«Prévenir une prochaine épidémie implique inévitablement de repenser l’action publique en élaborant un plan de sortie de l’élevage intensif.»
Dans une lettre ouverte publiée ce vendredi 15 janvier, l’association de protection animale L214 a interpellé Emmanuel Macron sur la nécessité d’agir pour sortir de ce système de production. Pour l’association, qui a également lancé une pétition, «une telle initiative viserait à suspendre immédiatement la construction ou l’extension des élevages intensifs et industriels qui confinent les animaux dans des bâtiments fermés, dans des cages, les forçant à vivre dans des conditions de promiscuité extrêmes.»
Dans ce plan, L214 plaide notamment en faveur d’une «réduction de la consommation des produits carnés» en développant «une végétalisation d’ampleur de l’alimentation en restauration collective publique ou privée.»
Des lobbys puissants qui maintiennent le statu quo?
Pour Muriel Arnal, présidente fondatrice de One Voice, association de défense des droits des animaux, la «société doit changer»: l’élevage intensif «n’est plus un modèle viable et acceptable», affirme-t-elle. Alors, comment expliquer qu’il n’y ait pas encore eu de changement en la matière? Pour elle, l’explication se trouve du côté des lobbys qui veulent maintenir le statu quo.
«Quand les lobbys sont puissants et écoutés et qu’il n’y a pas de volonté, c’est un cercle vicieux qui se met en place. On se retrouve avec deux camps opposés alors que cela devrait être aussi le choix des agriculteurs de travailler différemment.»
Néanmoins, comme l’explique la militante de la cause animale, les éleveurs ne doivent pas assumer seuls le poids d’un éventuel changement des pratiques, qui peut avoir des répercussions sur l’environnement.

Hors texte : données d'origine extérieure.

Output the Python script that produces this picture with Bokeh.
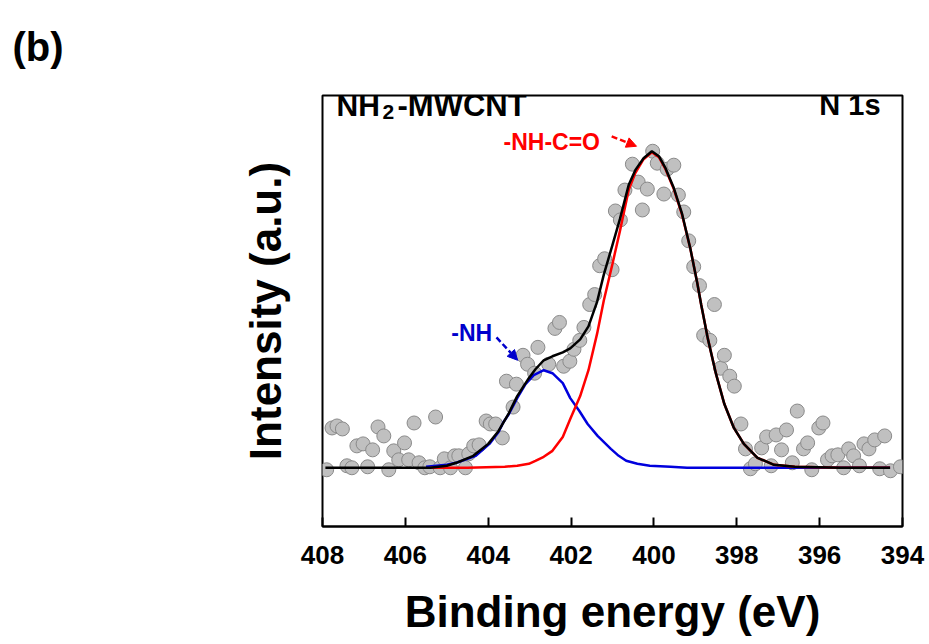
from bokeh.plotting import figure
from bokeh.models import Range1d, FixedTicker, Label, Arrow, NormalHead
from bokeh.embed import file_html
from bokeh.resources import INLINE

# ---------------- data ----------------
x_ticks = [408, 406, 404, 402, 400, 398, 396, 394]

# measured XPS N 1s points (binding energy in eV, intensity in a.u.)
exp_be = [407.90, 407.77, 407.65, 407.52, 407.41, 407.29, 407.17, 407.02, 406.91, 406.79,
          406.66, 406.52, 406.40, 406.28, 406.16, 406.02, 405.92, 405.79, 405.67, 405.53,
          405.41, 405.27, 405.16, 405.06, 404.91, 404.81, 404.71, 404.55, 404.47, 404.35,
          404.22, 404.05, 403.95, 403.82, 403.66, 403.56, 403.40, 403.32, 403.16, 403.05,
          402.88, 402.80, 402.54, 402.39, 402.28, 402.18, 402.03, 401.93, 401.79, 401.69,
          401.55, 401.43, 401.31, 401.19, 401.01, 400.93, 400.81, 400.70, 400.52, 400.38,
          400.28, 400.16, 400.03, 399.92, 399.76, 399.68, 399.52, 399.41, 399.28, 399.16,
          399.04, 398.90, 398.80, 398.65, 398.54, 398.39, 398.30, 398.17, 398.06, 397.90,
          397.79, 397.67, 397.55, 397.40, 397.28, 397.17, 397.05, 396.92, 396.80, 396.66,
          396.54, 396.39, 396.29, 396.19, 396.02, 395.92, 395.81, 395.70, 395.56, 395.42,
          395.30, 395.18, 395.04, 394.93, 394.81, 394.67, 394.55, 394.43, 394.29, 394.05]
exp_int = [-2, 40, 42, 39, 2, 0, 22, 24, 1, 18,
           41, 32, -2, 17, 8, 25, 8, 45, 5, 0,
           1, 51, 0, 9, 0, 12, 12, 0, 14, 22,
           23, 47, 44, 44, 30, 87, 61, 84, 113, 104,
           95, 121, 104, 140, 146, 102, 107, 119, 128, 141,
           164, 174, 203, 210, 199, 258, 249, 279, 305, 287,
           259, 280, 318, 306, 275, 300, 304, 274, 257, 228,
           202, 183, 133, 128, 164, 100, 113, 92, 82, 44,
           19, -1, 4, 20, 31, 2, 33, 18, 38, 5,
           57, 19, 25, -2, 40, 45, 8, 12, 13, 0,
           19, 12, 2, 24, 19, 28, -1, 32, -3, 1]

# fitted component -NH (blue)
nh_be = [405.5, 405.0, 404.77, 404.3, 403.97, 403.75, 403.63, 403.5, 403.3, 403.1, 402.9,
         402.66, 402.45, 402.2, 402.02, 401.8, 401.6, 401.36, 401.04, 400.85, 400.67,
         400.4, 400.1, 399.6, 399.2, 394.3]
nh_int = [1, 3, 5, 12, 24, 36, 46, 54, 70, 84, 93,
          98, 95, 85, 70, 57, 44, 32, 19, 12, 7,
          4, 2, 1, 0, 0]

# fitted component -NH-C=O (red)
amide_be = [405.4, 404.5, 403.6, 403.3, 403.02, 402.86, 402.66, 402.45, 402.2, 402.02,
            401.78, 401.58, 401.37, 401.21, 401.0, 400.82, 400.61, 400.45, 400.25, 400.05,
            399.88, 399.72, 399.52, 399.32, 399.12, 398.96, 398.86, 398.77, 398.70, 398.5,
            398.3, 398.07, 397.83, 397.5, 397.1, 396.6, 395.5, 394.3]
amide_int = [0, 0, 1, 2, 4, 7, 11, 17, 31, 49,
             72, 98, 135, 168, 205, 238, 279, 296, 310, 317,
             312, 300, 280, 254, 220, 187, 164, 145, 130, 94,
             64, 40, 24, 10, 3, 1, 0, 0]

# envelope (black)
sum_be = [407.93, 405.4, 405.0, 404.77, 404.36, 404.0, 403.75, 403.5, 403.3, 403.02,
          402.86, 402.66, 402.45, 402.2, 402.02, 401.78, 401.58, 401.37, 401.21, 401.0,
          400.82, 400.61, 400.45, 400.25, 400.05, 399.88, 399.72, 399.52, 399.32, 399.12,
          398.96, 398.86, 398.77, 398.70, 398.5, 398.3, 398.07, 397.83, 397.5, 397.1,
          396.6, 395.5, 394.3]
sum_int = [0, 0, 2, 5, 12, 24, 37, 55, 72, 90,
           99, 108, 112, 116, 120, 129, 142, 167, 194, 224,
           250, 284, 299, 311, 318, 313, 301, 281, 255, 220,
           187, 164, 145, 130, 94, 64, 40, 24, 10, 3,
           1, 0, 0]

FONT = "Liberation Sans"

p = figure(width=929, height=644, output_backend="svg", toolbar_location=None,
           x_range=Range1d(408, 394), y_range=Range1d(-59, 374),
           min_border_left=322, min_border_right=27, min_border_top=93,
           min_border_bottom=118)
p.background_fill_color = "white"
p.border_fill_color = "white"
p.grid.visible = False
p.outline_line_color = "black"
p.outline_line_width = 2
p.outline_line_alpha = 1.0

# panel label "(b)" as a title shifted to the far left
p.title.text = "(b)"
p.title.align = "left"
p.title.vertical_align = "top"
p.title.offset = -310
p.title.standoff = 49
p.title.text_font = FONT
p.title.text_font_style = "bold"
p.title.text_font_size = "40px"
p.title.text_color = "black"

xa = p.xaxis[0]
xa.ticker = FixedTicker(ticks=x_ticks)
xa.major_tick_in = 9
xa.major_tick_out = 0
xa.major_tick_line_width = 2
xa.minor_tick_line_color = None
xa.axis_line_width = 2
xa.major_label_text_font = FONT
xa.major_label_text_font_style = "bold"
xa.major_label_text_font_size = "26px"
xa.major_label_text_color = "black"
xa.major_label_standoff = 19
xa.axis_label = "Binding energy (eV)"
xa.axis_label_text_font = FONT
xa.axis_label_text_font_style = "bold"
xa.axis_label_text_font_size = "44px"
xa.axis_label_text_color = "black"
xa.axis_label_standoff = 20

ya = p.yaxis[0]
ya.ticker = FixedTicker(ticks=[])
ya.major_tick_line_color = None
ya.minor_tick_line_color = None
ya.axis_line_color = None
ya.major_label_text_font_size = "0px"
ya.axis_label = "Intensity (a.u.)"
ya.axis_label_text_font = FONT
ya.axis_label_text_font_style = "bold"
ya.axis_label_text_font_size = "44px"
ya.axis_label_text_color = "black"
ya.axis_label_standoff = 33

# data & fits
p.scatter(exp_be, exp_int, size=14, fill_color="#c0c0c0", line_color="#8a8a8a", line_width=1)
p.line(nh_be, nh_int, line_color="#0000dd", line_width=2.5)
p.line(amide_be, amide_int, line_color="#ff0000", line_width=2.5)
p.line(sum_be, sum_int, line_color="black", line_width=2.5)

def lab(x, y, text, size, color="black", align="left"):
    p.add_layout(Label(x=x, y=y, text=text, text_font=FONT, text_font_style="bold",
                       text_font_size=size, text_color=color, text_align=align,
                       text_baseline="alphabetic"))

lab(407.66, 363.7, "NH", "30px")
lab(406.55, 357, "2", "21px")
lab(406.19, 363.7, "-MWCNT", "31px")
lab(394.53, 364, "N 1s", "29px", align="right")
lab(403.63, 327, "-NH-C=O", "23px", color="#ff0000")
lab(404.89, 135, "-NH", "23px", color="#0000cc")

p.add_layout(Arrow(end=NormalHead(size=10, fill_color="#ff0000", line_color="#ff0000"),
                   x_start=401.02, y_start=333, x_end=400.42, y_end=323,
                   line_color="#ff0000", line_width=2.5, line_dash="6 3"))
p.add_layout(Arrow(end=NormalHead(size=10, fill_color="#0000cc", line_color="#0000cc"),
                   x_start=403.80, y_start=131, x_end=403.29, y_end=108,
                   line_color="#0000cc", line_width=2.5, line_dash="6 3"))

open("out.html", "w").write(file_html(p, INLINE))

«On constate les problèmes des algues vertes en Bretagne, de la pollution. Malheureusement, il n’y a pas de volonté politique pour accompagner les agriculteurs, les éleveurs, qui ont pris des habitudes, qui à la limite ne se posent pas de questions et n’ont pas envie de changer. L’État doit les aider à évoluer, car c’est dans l’intérêt général», avance Muriel Arnal.
Une position partagée par L214, qui propose notamment de les accompagner «vers des productions alternatives, vers une reconversion dans le domaine de leur choix et en redirigeant les aides pour enfin soutenir des systèmes moins intensifs.»
Prévenir les nouvelles zoonoses
Par ailleurs, pour la fondatrice de One Voice, la crise du Covid-19 met en exergue la nécessité de modifier les systèmes de production.
«On connait la dangerosité de l’élevage intensif, notamment à cause des zoonoses [maladies transmises par l’animal à l’homme, ndlr]. Les cochons, par exemple, sont porteurs d’énormément de maladies pouvant potentiellement toucher les humains.»
Selon l’Organisation mondiale de la santé (OMS), la majorité (60%) des maladies infectieuses humaines sont zoonotiques.
«C’est le plus grand risque des fermes industrielles pour la santé humaine.»
Or, d’autres facteurs tels que le changement climatique, la «demande humaine accrue en protéines animales», ou encore «l’intensification de pratiques agricoles non durables» favoriseraient l’émergence des maladies zoonotiques, pointait un rapport du Programme des Nations unies pour l’environnement (PNUE), publié en juillet dernier.
Autant d’éléments qui font dire à Muriel Arnal:
«Est-ce que l’on a encore le temps d’attendre pour changer nos pratiques?»